* **Provided data**
╔══
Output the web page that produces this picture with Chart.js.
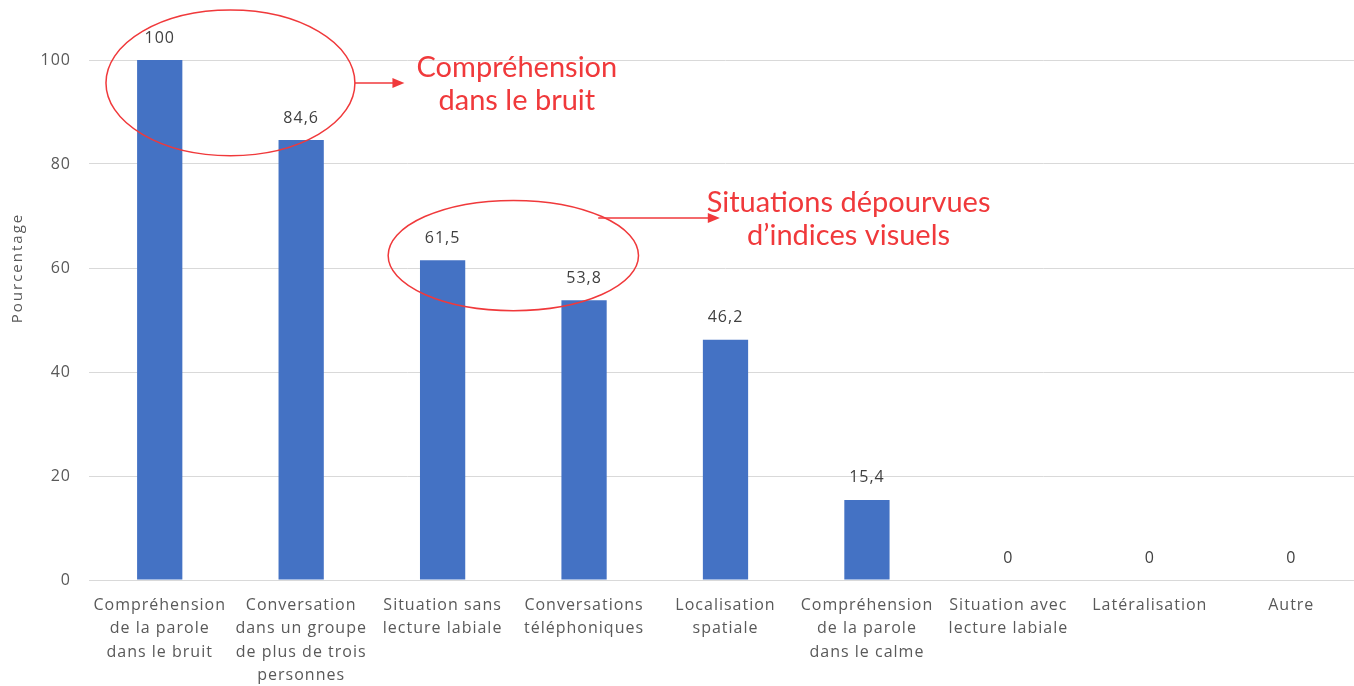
<!DOCTYPE html>
<html>
<head>
<meta charset="utf-8">
<title>Pourcentage</title>
<style>
  html, body { margin: 0; padding: 0; background: #fff; overflow: hidden; }
  #wrap { width: 1362px; height: 686px; }
</style>
</head>
<body>
<div id="wrap"><canvas id="chart"></canvas></div>
<script src="https://cdn.jsdelivr.net/npm/chart.js@4/dist/chart.umd.min.js"></script>
<script>
const categories = [
  ['Compréhension', 'de la parole', 'dans le bruit'],
  ['Conversation', 'dans un groupe', 'de plus de trois', 'personnes'],
  ['Situation sans', 'lecture labiale'],
  ['Conversations', 'téléphoniques'],
  ['Localisation', 'spatiale'],
  ['Compréhension', 'de la parole', 'dans le calme'],
  ['Situation avec', 'lecture labiale'],
  ['Latéralisation'],
  ['Autre']
];
const values = [100, 84.6, 61.5, 53.8, 46.2, 15.4, 0, 0, 0];
const yTicks = [0, 20, 40, 60, 80, 100];

// annotations: ellipse in data units (category index / value), arrow end and text centre
const notes = [
  { cx: 0.5, cy: 95.6, rx: 0.88, ry: 14, arrowY: 95.6, arrowStart: 1.38, arrowEnd: 1.73, lines: ['Compréhension', 'dans le bruit'], textX: 2.525, textY: 98.5 },
  { cx: 2.5, cy: 62.4, rx: 0.885, ry: 10.6, arrowY: 69.6, arrowStart: 3.1, arrowEnd: 3.96, lines: ['Situations dépourvues', 'd\u2019indices visuels'], textX: 4.87, textY: 72.5 }
];

const RED = '#f0393b';
const GREY = '#595959';

const spacingPlugin = {
  id: 'spacing',
  beforeDraw(chart) { chart.ctx.letterSpacing = '1px'; }
};

const labelsPlugin = {
  id: 'barValues',
  afterDatasetsDraw(chart) {
    const ctx = chart.ctx;
    const meta = chart.getDatasetMeta(0);
    ctx.save();
    ctx.letterSpacing = '1px';
    ctx.font = '16px "Open Sans"';
    ctx.fillStyle = '#404040';
    ctx.textAlign = 'center';
    ctx.textBaseline = 'bottom';
    meta.data.forEach((bar, i) => {
      ctx.fillText(String(values[i]).replace('.', ','), bar.x, bar.y - 14);
    });
    ctx.restore();
  }
};

const notesPlugin = {
  id: 'notes',
  afterDraw(chart) {
    const ctx = chart.ctx;
    const xs = chart.scales.x, ys = chart.scales.y;
    const step = xs.getPixelForValue(1) - xs.getPixelForValue(0);
    const unit = ys.getPixelForValue(0) - ys.getPixelForValue(1);
    const px = v => xs.getPixelForValue(0) + v * step;
    ctx.save();
    ctx.letterSpacing = '0px';
    ctx.strokeStyle = RED;
    ctx.fillStyle = RED;
    ctx.lineWidth = 1.5;
    notes.forEach(n => {
      ctx.beginPath();
      ctx.ellipse(px(n.cx), ys.getPixelForValue(n.cy), n.rx * step, n.ry * unit, 0, 0, Math.PI * 2);
      ctx.stroke();
      const ay = ys.getPixelForValue(n.arrowY);
      const ax = px(n.arrowStart), bx = px(n.arrowEnd);
      ctx.beginPath();
      ctx.moveTo(ax, ay);
      ctx.lineTo(bx - 8, ay);
      ctx.stroke();
      ctx.beginPath();
      ctx.moveTo(bx, ay);
      ctx.lineTo(bx - 12, ay - 5);
      ctx.lineTo(bx - 12, ay + 5);
      ctx.closePath();
      ctx.fill();
      ctx.font = '29px Lato';
      ctx.textAlign = 'center';
      ctx.textBaseline = 'middle';
      const ty = ys.getPixelForValue(n.textY);
      n.lines.forEach((t, j) => ctx.fillText(t, px(n.textX), ty + j * 33));
    });
    // axis title
    ctx.letterSpacing = '2px';
    ctx.font = '15px "Open Sans"';
    ctx.fillStyle = GREY;
    ctx.translate(18, ys.getPixelForValue(60));
    ctx.rotate(-Math.PI / 2);
    ctx.textAlign = 'center';
    ctx.textBaseline = 'middle';
    ctx.fillText('Pourcentage', 0, 0);
    ctx.restore();
  }
};

new Chart(document.getElementById('chart'), {
  type: 'bar',
  data: {
    labels: categories,
    datasets: [{
      data: values,
      backgroundColor: '#4472c4',
      barPercentage: 0.32,
      categoryPercentage: 1
    }]
  },
  options: {
    responsive: true,
    maintainAspectRatio: false,
    animation: false,
    layout: { padding: { top: 60, left: 0, right: 0, bottom: 0 } },
    plugins: { legend: { display: false }, tooltip: { enabled: false } },
    scales: {
      x: {
        grid: { display: false, drawTicks: false },
        border: { color: '#d9d9d9' },
        ticks: {
          color: GREY,
          font: { family: 'Open Sans', size: 16, lineHeight: 1.45 },
          padding: 14,
          maxRotation: 0,
          autoSkip: false
        },
        afterFit(s) { s.height = 106; }
      },
      y: {
        min: 0, max: 100,
        afterBuildTicks(s) { s.ticks = yTicks.map(v => ({ value: v })); },
        grid: { color: '#d9d9d9', drawTicks: false },
        border: { display: false },
        ticks: {
          color: GREY,
          font: { family: 'Open Sans', size: 16 },
          padding: 18
        },
        afterFit(s) { s.width = 89; }
      }
    }
  },
  plugins: [spacingPlugin, labelsPlugin, notesPlugin]
});
</script>
</body>
</html>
╚══
* **Directions**
Leave every image out, and retype the material exactly.

* **Response**
Output the web page that produces this picture with Chart.js.
<!DOCTYPE html>
<html>
<head>
<meta charset="utf-8">
<title>Pourcentage</title>
<style>
  html, body { margin: 0; padding: 0; background: #fff; overflow: hidden; }
  #wrap { width: 1362px; height: 686px; }
</style>
</head>
<body>
<div id="wrap"><canvas id="chart"></canvas></div>
<script src="https://cdn.jsdelivr.net/npm/chart.js@4/dist/chart.umd.min.js"></script>
<script>
const categories = [
  ['Compréhension', 'de la parole', 'dans le bruit'],
  ['Conversation', 'dans un groupe', 'de plus de trois', 'personnes'],
  ['Situation sans', 'lecture labiale'],
  ['Conversations', 'téléphoniques'],
  ['Localisation', 'spatiale'],
  ['Compréhension', 'de la parole', 'dans le calme'],
  ['Situation avec', 'lecture labiale'],
  ['Latéralisation'],
  ['Autre']
];
const values = [100, 84.6, 61.5, 53.8, 46.2, 15.4, 0, 0, 0];
const yTicks = [0, 20, 40, 60, 80, 100];

// annotations: ellipse in data units (category index / value), arrow end and text centre
const notes = [
  { cx: 0.5, cy: 95.6, rx: 0.88, ry: 14, arrowY: 95.6, arrowStart: 1.38, arrowEnd: 1.73, lines: ['Compréhension', 'dans le bruit'], textX: 2.525, textY: 98.5 },
  { cx: 2.5, cy: 62.4, rx: 0.885, ry: 10.6, arrowY: 69.6, arrowStart: 3.1, arrowEnd: 3.96, lines: ['Situations dépourvues', 'd\u2019indices visuels'], textX: 4.87, textY: 72.5 }
];

const RED = '#f0393b';
const GREY = '#595959';

const spacingPlugin = {
  id: 'spacing',
  beforeDraw(chart) { chart.ctx.letterSpacing = '1px'; }
};

const labelsPlugin = {
  id: 'barValues',
  afterDatasetsDraw(chart) {
    const ctx = chart.ctx;
    const meta = chart.getDatasetMeta(0);
    ctx.save();
    ctx.letterSpacing = '1px';
    ctx.font = '16px "Open Sans"';
    ctx.fillStyle = '#404040';
    ctx.textAlign = 'center';
    ctx.textBaseline = 'bottom';
    meta.data.forEach((bar, i) => {
      ctx.fillText(String(values[i]).replace('.', ','), bar.x, bar.y - 14);
    });
    ctx.restore();
  }
};

const notesPlugin = {
  id: 'notes',
  afterDraw(chart) {
    const ctx = chart.ctx;
    const xs = chart.scales.x, ys = chart.scales.y;
    const step = xs.getPixelForValue(1) - xs.getPixelForValue(0);
    const unit = ys.getPixelForValue(0) - ys.getPixelForValue(1);
    const px = v => xs.getPixelForValue(0) + v * step;
    ctx.save();
    ctx.letterSpacing = '0px';
    ctx.strokeStyle = RED;
    ctx.fillStyle = RED;
    ctx.lineWidth = 1.5;
    notes.forEach(n => {
      ctx.beginPath();
      ctx.ellipse(px(n.cx), ys.getPixelForValue(n.cy), n.rx * step, n.ry * unit, 0, 0, Math.PI * 2);
      ctx.stroke();
      const ay = ys.getPixelForValue(n.arrowY);
      const ax = px(n.arrowStart), bx = px(n.arrowEnd);
      ctx.beginPath();
      ctx.moveTo(ax, ay);
      ctx.lineTo(bx - 8, ay);
      ctx.stroke();
      ctx.beginPath();
      ctx.moveTo(bx, ay);
      ctx.lineTo(bx - 12, ay - 5);
      ctx.lineTo(bx - 12, ay + 5);
      ctx.closePath();
      ctx.fill();
      ctx.font = '29px Lato';
      ctx.textAlign = 'center';
      ctx.textBaseline = 'middle';
      const ty = ys.getPixelForValue(n.textY);
      n.lines.forEach((t, j) => ctx.fillText(t, px(n.textX), ty + j * 33));
    });
    // axis title
    ctx.letterSpacing = '2px';
    ctx.font = '15px "Open Sans"';
    ctx.fillStyle = GREY;
    ctx.translate(18, ys.getPixelForValue(60));
    ctx.rotate(-Math.PI / 2);
    ctx.textAlign = 'center';
    ctx.textBaseline = 'middle';
    ctx.fillText('Pourcentage', 0, 0);
    ctx.restore();
  }
};

new Chart(document.getElementById('chart'), {
  type: 'bar',
  data: {
    labels: categories,
    datasets: [{
      data: values,
      backgroundColor: '#4472c4',
      barPercentage: 0.32,
      categoryPercentage: 1
    }]
  },
  options: {
    responsive: true,
    maintainAspectRatio: false,
    animation: false,
    layout: { padding: { top: 60, left: 0, right: 0, bottom: 0 } },
    plugins: { legend: { display: false }, tooltip: { enabled: false } },
    scales: {
      x: {
        grid: { display: false, drawTicks: false },
        border: { color: '#d9d9d9' },
        ticks: {
          color: GREY,
          font: { family: 'Open Sans', size: 16, lineHeight: 1.45 },
          padding: 14,
          maxRotation: 0,
          autoSkip: false
        },
        afterFit(s) { s.height = 106; }
      },
      y: {
        min: 0, max: 100,
        afterBuildTicks(s) { s.ticks = yTicks.map(v => ({ value: v })); },
        grid: { color: '#d9d9d9', drawTicks: false },
        border: { display: false },
        ticks: {
          color: GREY,
          font: { family: 'Open Sans', size: 16 },
          padding: 18
        },
        afterFit(s) { s.width = 89; }
      }
    }
  },
  plugins: [spacingPlugin, labelsPlugin, notesPlugin]
});
</script>
</body>
</html>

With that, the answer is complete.